Oct 162011
 
 October 16, 2011  Surveillance, U.S., Workplace

Dave Collins of Associated Press reports:

When police in southern Louisiana were investigating the deaths of eight women in 2009, the sophistication of the crimes set off rumors that the serial killer was a police officer — speculation that became so pervasive that officials ordered DNA testing of law enforcement personnel to rule it out.

All local officers agreed to the testing and were eliminated as suspects, but the killer remains at large, said Jefferson Davis Parish Sheriff Ricky Edwards.

Having officers’ DNA samples on file is important for saving time in investigations and fending off doubt about evidence at trials because it allows authorities to identify unknown genetic material found at crime scenes, Edwards and other police and crime lab officials say.
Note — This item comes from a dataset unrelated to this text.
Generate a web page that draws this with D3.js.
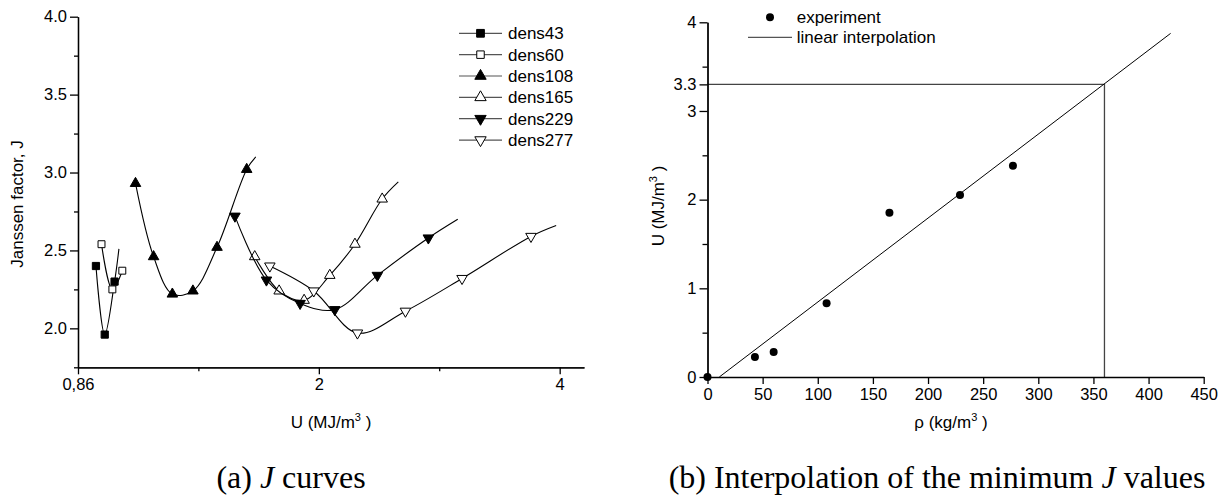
<!DOCTYPE html>
<meta charset="utf-8">
<style>
body { margin: 0; background: #fff; }
svg text { font-family: "Liberation Sans", Arial, sans-serif; fill: #000; }
.axis path, .axis line { stroke: #000; stroke-width: 1.3px; }
</style>
<body>
<svg id="fig" width="1225" height="504"></svg>
<script src="https://d3js.org/d3.v7.min.js"></script>
<script>
// ---- (a) Janssen factor curves: U (MJ/m3) vs J, last point of most series has no marker
var densNames = ["dens43", "dens60", "dens108", "dens165", "dens229", "dens277"];
var u43  = [1.053, 1.080, 1.111, 1.125],  j43  = [2.40, 1.96, 2.30, 2.51];
var u60  = [1.070, 1.104, 1.136],         j60  = [2.54, 2.25, 2.37];
var u108 = [1.180, 1.243, 1.312, 1.392, 1.492, 1.625, 1.668], j108 = [2.93, 2.46, 2.22, 2.24, 2.52, 3.02, 3.10];
var u165 = [1.663, 1.784, 1.917, 2.064, 2.219, 2.400, 2.514], j165 = [2.46, 2.24, 2.18, 2.34, 2.54, 2.83, 2.94];
var u229 = [1.571, 1.720, 1.895, 2.094, 2.367, 2.741, 2.983], j229 = [2.72, 2.31, 2.16, 2.12, 2.34, 2.58, 2.70];
var u277 = [1.737, 1.971, 2.235, 2.566, 3.020, 3.683, 3.960], j277 = [2.40, 2.24, 1.97, 2.11, 2.32, 2.59, 2.66];
var markedCount = [3, 3, 6, 6, 6, 6];
var xTicksA = [1, 2, 4], xTickLabelsA = ["0,86", "2", "4"], xMinorA = [1.414, 2.828];
var yTicksA = [2.0, 2.5, 3.0, 3.5, 4.0], yMinorA = [1.75, 2.25, 2.75, 3.25, 3.75];

// ---- (b) minimum J: density vs U
var rhoExp = [0, 43, 60, 108, 165, 229, 277];
var uExp   = [0, 0.225, 0.282, 0.831, 1.852, 2.052, 2.382];
var fitRho = [10.7, 420], fitU = [0, 3.875];
var rhoTarget = 360, uTarget = 3.3;
var xTicksB = [0, 50, 100, 150, 200, 250, 300, 350, 400, 450];
var yTicksB = [0, 1, 2, 3, 3.3, 4], yMinorB = [0.5, 1.5, 2.5, 3.5];

var svg = d3.select("#fig");

function txt(parent, x, y, anchor, size, rot) {
  return parent.append("text")
    .attr("transform", "translate(" + x + "," + y + ") rotate(" + (rot || 0) + ")")
    .attr("text-anchor", anchor).style("font-size", size + "px");
}
function unitLabel(t, pre) {
  t.append("tspan").text(pre);
  t.append("tspan").attr("dy", -7).style("font-size", "11px").text("3");
  t.append("tspan").attr("dy", 7).text(" )");
}
function fixTicks(g, side) {
  g.selectAll(".tick text").style("font-size", "16.5px");
  if (side == "left") g.selectAll(".tick text").attr("x", -11);
  else g.selectAll(".tick text").attr("y", 11);
}

// ================= (a)
var xA = d3.scaleLog().base(2).domain([1, 4.29]).range([78, 584]);
var yA = d3.scaleLinear().domain([1.75, 4.0]).range([367.3, 16.7]);
var gA = svg.append("g");

var seriesA = [[u43, j43], [u60, j60], [u108, j108], [u165, j165], [u229, j229], [u277, j277]];
var symTypes = [d3.symbolSquare, d3.symbolSquare, d3.symbolTriangle, d3.symbolTriangle, d3.symbolTriangle, d3.symbolTriangle];
var symSize = [52, 48, 48, 48, 48, 48];
var symRot = [0, 0, 0, 0, 180, 180];
var filled = [true, false, true, false, true, false];

var line = d3.line().x(function (d) { return xA(d[0]); }).y(function (d) { return yA(d[1]); })
  .curve(d3.curveCatmullRom.alpha(0.5));

seriesA.forEach(function (s, i) {
  var pts = s[0].map(function (u, k) { return [u, s[1][k]]; });
  gA.append("path").attr("d", line(pts)).attr("fill", "none").attr("stroke", "#000").attr("stroke-width", 1.1);
  gA.selectAll(null).data(pts.slice(0, markedCount[i])).enter().append("path")
    .attr("d", d3.symbol().type(symTypes[i]).size(symSize[i]))
    .attr("transform", function (d) { return "translate(" + xA(d[0]) + "," + yA(d[1]) + ") rotate(" + symRot[i] + ")"; })
    .attr("fill", filled[i] ? "#000" : "#fff").attr("stroke", "#000").attr("stroke-width", 1);
});

var axA = gA.append("g").attr("class", "axis").attr("transform", "translate(0,367.3)")
  .call(d3.axisBottom(xA).tickValues(xTicksA).tickSize(7).tickSizeOuter(0)
    .tickFormat(function (d, i) { return xTickLabelsA[i]; }));
fixTicks(axA, "bottom");
gA.append("g").attr("class", "axis").attr("transform", "translate(0,367.3)")
  .call(d3.axisBottom(xA).tickValues(xMinorA).tickSize(4).tickSizeOuter(0).tickFormat(""));
var ayA = gA.append("g").attr("class", "axis").attr("transform", "translate(78,0)")
  .call(d3.axisLeft(yA).tickValues(yTicksA).tickSize(8).tickSizeOuter(0).tickFormat(d3.format(".1f")));
fixTicks(ayA, "left");
gA.append("g").attr("class", "axis").attr("transform", "translate(78,0)")
  .call(d3.axisLeft(yA).tickValues(yMinorA).tickSize(4).tickSizeOuter(0).tickFormat(""));
svg.selectAll(".axis .domain").attr("fill", "none");

txt(gA, 23, 204, "middle", 17, -90).text("Janssen factor, J");
unitLabel(txt(gA, 331, 428, "middle", 17), "U (MJ/m");

// legend (a)
densNames.forEach(function (n, i) {
  var y = 33.3 + i * 21.35;
  gA.append("line").attr("x1", 459).attr("x2", 502).attr("y1", y).attr("y2", y)
    .attr("stroke", "#555").attr("stroke-width", 1.2);
  gA.append("path").attr("d", d3.symbol().type(symTypes[i]).size(symSize[i] + 8))
    .attr("transform", "translate(480.5," + y + ") rotate(" + symRot[i] + ")")
    .attr("fill", filled[i] ? "#000" : "#fff").attr("stroke", "#000");
  txt(gA, 508, y + 6, "start", 17).text(n);
});

// ================= (b)
var xB = d3.scaleLinear().domain([0, 450]).range([707.5, 1203.7]);
var yB = d3.scaleLinear().domain([0, 4]).range([377, 22.3]);
var gB = svg.append("g");

gB.append("path").attr("d", d3.line()([[xB(0), yB(uTarget)], [xB(rhoTarget), yB(uTarget)], [xB(rhoTarget), yB(0)]]))
  .attr("fill", "none").attr("stroke", "#444").attr("stroke-width", 1.3);
gB.append("line").attr("x1", xB(fitRho[0])).attr("y1", yB(fitU[0])).attr("x2", xB(fitRho[1])).attr("y2", yB(fitU[1]))
  .attr("stroke", "#000").attr("stroke-width", 1);
gB.selectAll(null).data(rhoExp).enter().append("circle")
  .attr("cx", function (d) { return xB(d); }).attr("cy", function (d, i) { return yB(uExp[i]); })
  .attr("r", 4).attr("fill", "#000");

var axB = gB.append("g").attr("class", "axis").attr("transform", "translate(0,377)")
  .call(d3.axisBottom(xB).tickValues(xTicksB).tickSize(7).tickSizeOuter(0));
fixTicks(axB, "bottom");
var ayB = gB.append("g").attr("class", "axis").attr("transform", "translate(707.5,0)")
  .call(d3.axisLeft(yB).tickValues(yTicksB).tickSize(8).tickSizeOuter(0).tickFormat(function (d) { return d; }));
fixTicks(ayB, "left");
gB.append("g").attr("class", "axis").attr("transform", "translate(707.5,0)")
  .call(d3.axisLeft(yB).tickValues(yMinorB).tickSize(5).tickSizeOuter(0).tickFormat(""));
svg.selectAll(".axis .domain").attr("fill", "none");

unitLabel(txt(gB, 664, 206, "middle", 17, -90), "U (MJ/m");
unitLabel(txt(gB, 951, 428, "middle", 17), "\u03c1 (kg/m");

// legend (b)
gB.append("circle").attr("cx", 770).attr("cy", 17.3).attr("r", 4).attr("fill", "#000");
txt(gB, 796.7, 23.3, "start", 17).text("experiment");
gB.append("line").attr("x1", 748).attr("x2", 792).attr("y1", 37.3).attr("y2", 37.3).attr("stroke", "#555").attr("stroke-width", 1.2);
txt(gB, 796.7, 43.3, "start", 17).text("linear interpolation");

// ================= captions
var serif = "'Liberation Serif', 'Times New Roman', serif";
var capA = txt(svg, 291, 488, "middle", 32).style("font-family", serif);
capA.append("tspan").text("(a) ");
capA.append("tspan").style("font-style", "italic").text("J");
capA.append("tspan").text(" curves");
var capB = txt(svg, 937, 488, "middle", 32).style("font-family", serif);
capB.append("tspan").text("(b) Interpolation of the minimum ");
capB.append("tspan").style("font-style", "italic").text("J");
capB.append("tspan").text(" values");
</script>
</body>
Police in other parts of the country, however, are not as willing to hand over their DNA. Rank-and-file police from Connecticut to Chicago to Los Angeles have opposed what some experts say is a slowly emerging trend in the U.S. to collect officers’ DNA

Read more on SacBee.

Wow is this a slippery slope. If you collect DNA from police as a pre-condition of employment, and their DNA goes into a national database, what happens when the individual retires or quits the force?  And what if a DNA search of the database reveals that a police officer is likely related to an unknown/as-yet-unidentified suspect?

I have long opposed the expanding collection of DNA from those who are not convicted of crimes.  Collecting DNA for employment is equally – or even more – problematic, and I support the officers’ unions who are fighting this.